Self-doubt. It’s that sneaking feeling we all get from time to time. Are you good enough? Will you really be up for the task?
Keeping your confidence, improving yourself and your work, and even boosting the assurance and productivity of others are things many professionals don’t always think about, but that impact them every day. Several LinkedIn Influencers weighed in on these topics this week. Here is what two of them had to say.
Heidi Alexandra Pollard, chief empowerment officer at UQ Power
“Have you ever struggled with itty, bitty, niggly self-doubt,” asked Pollard in her post Seven Ways to Overcome Self-Doubt. “It can be exhausting… [but] it needn’t stop you.”
Overcoming this feeling is partly a matter of knowing where to start building confidence. Pollard offers seven ideas. Among them:
- “Let go of the need to know how you will achieve your vision. You likely do not know how you will create your dream, your business or your next promotion, especially not in the beginning,” Pollard wrote. “Instead of focusing on the how, focus on the who. Get a clear mental picture and a sense of who you need to be to achieve the goal.”
- “Start with why you want to achieve the goal… Let yourself get excited… This reminder of why your vision is important to you can help you set that doubt aside,” she wrote.
- “Make a decision and a commitment. Once you define your dream or goal, decide that you want to live this way. This may seem basic but many people never decide and commit fully,” Pollard wrote. “Make a commitment to yourself.”
- “Be a witness to the voice of self-doubt. As you notice the voice of doubt coming up, watch the thoughts that come up like an observer rather than participating in them,” she wrote. “Recognise that it is the voice of the part of you that wants to keep you the same and to keep you in familiar territory… simply allow the doubt to be expressed and move on. Recognise that you are not your fear.”
- “Self-doubt is likely something that you will face on the path to creating your business or building your career, but that is no reason to stop moving forward,” Pollard wrote. Instead, “take a few minutes to readjust your focus.”

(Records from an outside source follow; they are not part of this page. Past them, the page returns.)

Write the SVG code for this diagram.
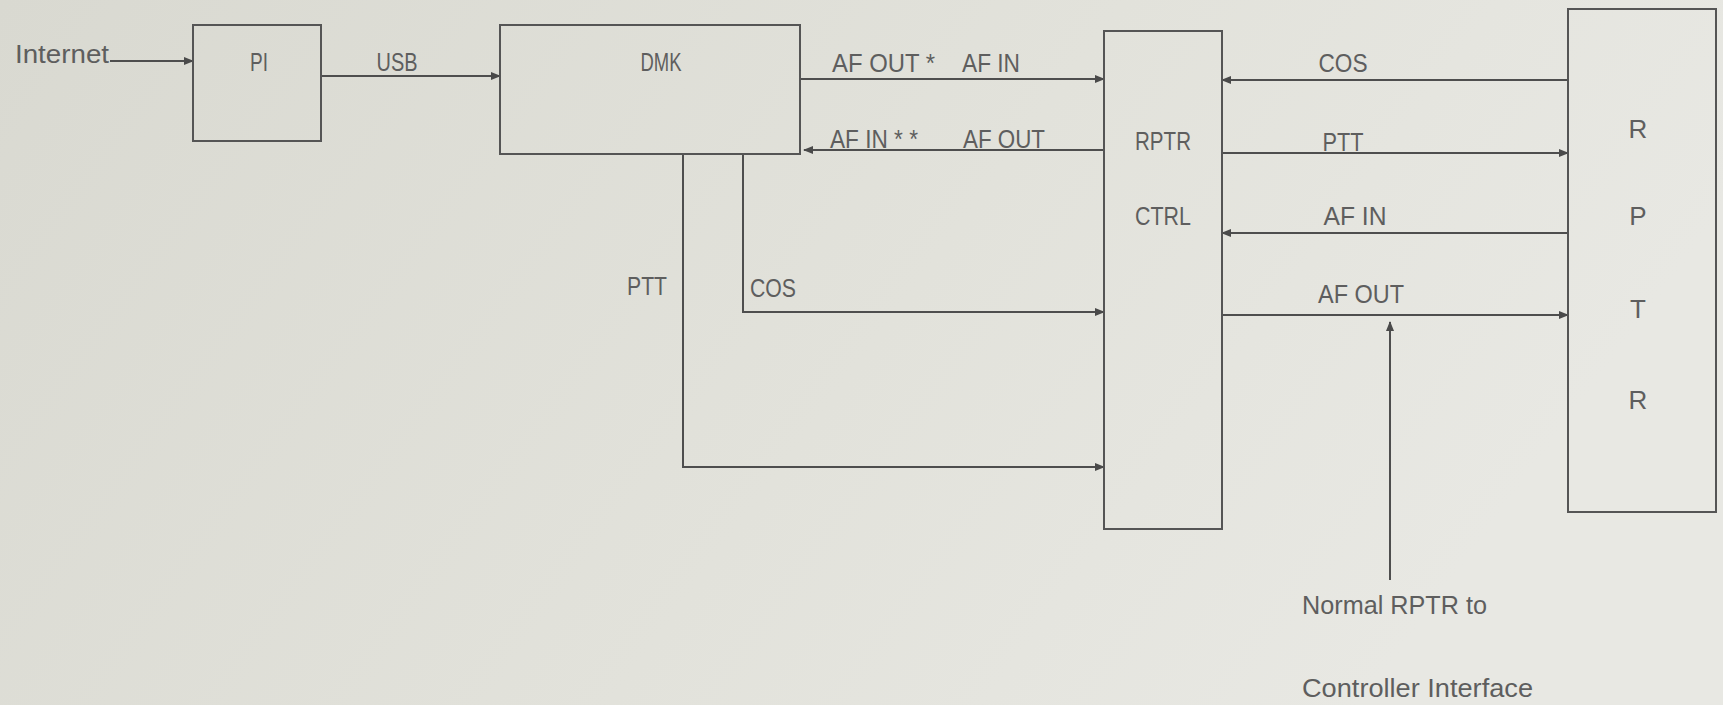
<svg xmlns="http://www.w3.org/2000/svg" width="1723" height="705" viewBox="0 0 1723 705">
<defs>
<linearGradient id="bg" x1="0" y1="0" x2="1" y2="0.3">
<stop offset="0" stop-color="#d9d9d1"/>
<stop offset="0.6" stop-color="#e2e2db"/>
<stop offset="1" stop-color="#e8e8e3"/>
</linearGradient>
<marker id="ah" markerWidth="10" markerHeight="8" refX="9" refY="4" orient="auto" markerUnits="userSpaceOnUse">
<path d="M0,0 L10,4 L0,8 z" fill="#4a4a4a"/>
</marker>
</defs>
<style>
.box{fill:none;stroke:#555;stroke-width:2}
.ln{fill:none;stroke:#4e4e4e;stroke-width:2;marker-end:url(#ah)}
text{font-family:"Liberation Sans",Arial,sans-serif;font-size:26px;fill:#5e5e5e}
.c{text-anchor:middle}
</style>
<rect x="0" y="0" width="1723" height="705" fill="url(#bg)"/>

<g id="connectors">
<line class="ln" x1="110" y1="61" x2="193" y2="61"/>
<line class="ln" x1="321" y1="76" x2="500" y2="76"/>
<line class="ln" x1="800" y1="79" x2="1104" y2="79"/>
<line class="ln" x1="1104" y1="150" x2="804" y2="150"/>
<polyline class="ln" points="743,154 743,312 1104,312"/>
<polyline class="ln" points="683,154 683,467 1104,467"/>
<line class="ln" x1="1568" y1="80" x2="1222" y2="80"/>
<line class="ln" x1="1222" y1="153" x2="1568" y2="153"/>
<line class="ln" x1="1568" y1="233" x2="1222" y2="233"/>
<line class="ln" x1="1222" y1="315" x2="1568" y2="315"/>
<line class="ln" x1="1390" y1="580" x2="1390" y2="322"/>
<text x="15" y="63" textLength="94" lengthAdjust="spacingAndGlyphs">Internet</text>
<text class="c" x="397" y="71" textLength="41" lengthAdjust="spacingAndGlyphs">USB</text>
<text x="832" y="72" textLength="103" lengthAdjust="spacingAndGlyphs">AF OUT *</text>
<text x="962" y="72" textLength="58" lengthAdjust="spacingAndGlyphs">AF IN</text>
<text x="830" y="148" textLength="88" lengthAdjust="spacingAndGlyphs">AF IN * *</text>
<text x="963" y="148" textLength="82" lengthAdjust="spacingAndGlyphs">AF OUT</text>
<text x="627" y="295" textLength="40" lengthAdjust="spacingAndGlyphs">PTT</text>
<text x="750" y="297" textLength="46" lengthAdjust="spacingAndGlyphs">COS</text>
<text class="c" x="1343" y="72" textLength="49" lengthAdjust="spacingAndGlyphs">COS</text>
<text class="c" x="1343" y="151" textLength="41" lengthAdjust="spacingAndGlyphs">PTT</text>
<text class="c" x="1355" y="225" textLength="63" lengthAdjust="spacingAndGlyphs">AF IN</text>
<text class="c" x="1361" y="303" textLength="86" lengthAdjust="spacingAndGlyphs">AF OUT</text>
<text x="1302" y="614" textLength="185" lengthAdjust="spacingAndGlyphs">Normal RPTR to</text>
<text x="1302" y="697" textLength="231" lengthAdjust="spacingAndGlyphs">Controller Interface</text>
</g>

<g id="pi">
<rect class="box" x="193" y="25" width="128" height="116"/>
<text class="c" x="259" y="71" textLength="18" lengthAdjust="spacingAndGlyphs">PI</text>
</g>
<g id="dmk">
<rect class="box" x="500" y="25" width="300" height="129"/>
<text class="c" x="661" y="71" textLength="41" lengthAdjust="spacingAndGlyphs">DMK</text>
</g>
<g id="rptr-ctrl">
<rect class="box" x="1104" y="31" width="118" height="498"/>
<text class="c" x="1163" y="150" textLength="56" lengthAdjust="spacingAndGlyphs">RPTR</text>
<text class="c" x="1163" y="225" textLength="56" lengthAdjust="spacingAndGlyphs">CTRL</text>
</g>
<g id="rptr">
<rect class="box" x="1568" y="9" width="148" height="503"/>
<text class="c" x="1638" y="138">R</text>
<text class="c" x="1638" y="225">P</text>
<text class="c" x="1638" y="318">T</text>
<text class="c" x="1638" y="409">R</text>
</g>
</svg>
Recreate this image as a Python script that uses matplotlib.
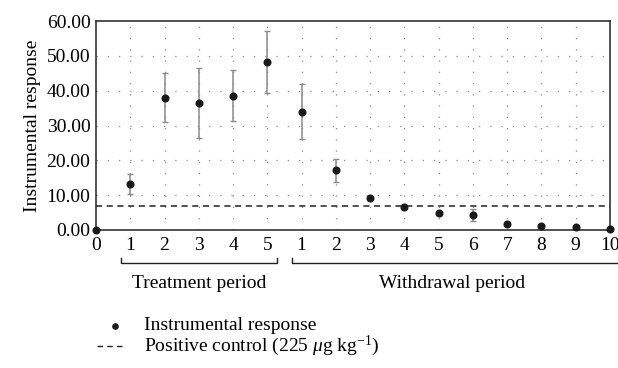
import matplotlib.pyplot as plt
from matplotlib.lines import Line2D

plt.rcParams['font.family'] = ['Liberation Serif', 'DejaVu Serif']
plt.rcParams['mathtext.fontset'] = 'custom'
plt.rcParams['mathtext.rm'] = 'Liberation Serif'
plt.rcParams['mathtext.it'] = 'Liberation Serif:italic'

# data
tick_labels = ['0', '1', '2', '3', '4', '5', '1', '2', '3', '4', '5', '6', '7', '8', '9', '10']
response = [0.0, 13.2, 38.0, 36.5, 38.6, 48.2, 34.0, 17.1, 9.3, 6.6, 4.8, 4.3, 1.6, 1.2, 0.9, 0.4]
error = [0.0, 2.8, 7.0, 10.0, 7.2, 9.0, 7.8, 3.2, 0.6, 0.6, 0.6, 1.8, 0.0, 0.0, 0.0, 0.0]
positive_control = 7.0
yticks = [0, 10, 20, 30, 40, 50, 60]
periods = [('Treatment period', 1, 5), ('Withdrawal period', 6, 15)]

FS = 14

fig = plt.figure(figsize=(6.18, 3.68), dpi=100)
ax = fig.add_axes([96 / 618, 1 - 230 / 368, 514 / 618, 209 / 368])

x = list(range(len(response)))

# grid
for xi in x[1:-1]:
    ax.axvline(xi, color='#888888', lw=0.9, ls=(0, (1, 8)), zorder=0)
for yi in yticks[1:-1]:
    ax.axhline(yi, color='#888888', lw=0.9, ls=(0, (1, 8)), zorder=0)

ax.errorbar(x, response, yerr=error, fmt='none', ecolor='#8a8a8a', elinewidth=1.1,
            capsize=2.5, capthick=1.0, zorder=2)
ax.plot(x, response, 'o', color='#1a1a1a', ms=4.8, clip_on=False, zorder=3)
ax.axhline(positive_control, color='#222222', lw=1.1, ls=(0, (4, 3)), zorder=2)

ax.set_xlim(0, 15)
ax.set_ylim(0, 60)
ax.set_xticks(x)
ax.set_xticklabels(tick_labels, fontsize=FS)
ax.set_yticks(yticks)
ax.set_yticklabels([f'{v:.2f}' for v in yticks], fontsize=FS)
ax.tick_params(axis='y', length=0, pad=4)
ax.tick_params(axis='x', length=0, pad=5)
ax.set_ylabel('Instrumental response', fontsize=FS, labelpad=4)
for s in ax.spines.values():
    s.set_color('#222222')
    s.set_linewidth(1.1)

# period brackets below the axis
tr = ax.get_xaxis_transform()
for label, a, b in periods:
    xa = a - 0.27
    xb = min(b + 0.27, 15.3)
    ax.plot([xa, xa, xb, xb], [-0.135, -0.16, -0.16, -0.135], color='#222222', lw=1.0,
            transform=tr, clip_on=False)
    ax.text((a + b) / 2 if b < 15 else 10.4, -0.255, label, transform=tr, ha='center',
            va='center', fontsize=FS)

# legend
fig.add_artist(Line2D([115 / 618], [1 - 326 / 368], marker='o', color='#1a1a1a', ms=3.8,
                      transform=fig.transFigure))
fig.text(144 / 618, 1 - 326 / 368, 'Instrumental response', fontsize=FS, va='center')
fig.add_artist(Line2D([97 / 618, 123 / 618], [1 - 346 / 368] * 2, color='#222222', lw=1.0,
                      ls=(0, (4, 3)), transform=fig.transFigure))
fig.text(144 / 618, 1 - 346 / 368, r'Positive control (225 $\mathit{\mu}$g kg$^{-1}$)',
         fontsize=FS, va='center')

fig.savefig('out.png', dpi=100)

George Murray, chief operating officer at Northern Engraving Corp
Could there be a simple reason some companies miss the mark even as they work to stay ahead of change? “Many companies that struggle to improve… when you ask the leaders and the employees [whether] they are continuously improving themselves, the responses are weak,” wrote Murray in his post Improving Yourself and Others.
Rather than simply say change is needed, companies need to “create a culture to stay ahead of the pressure of everyday change… every leader and every individual has to understand that they must improve themselves,” he wrote.
How can you continuously improve, given all the pressure to simply keep up? For starters, Murray wrote, stay current. That, he wrote, includes “continuous reading, schooling, learning new things” and staying ahead and in-the-know about your industry.
Rather than wait for the company or a higher-level executive to help or implement improvements, take it upon yourself, he advised.
“Taking personal responsibility… puts momentum on your side, it enables you to call more of the shots, Murray wrote. If you’re the boss, it doesn’t end there. “As a leader you not only have your personal responsibility to improve yourself; you have the responsibility to outline and help all your team to be more successful.”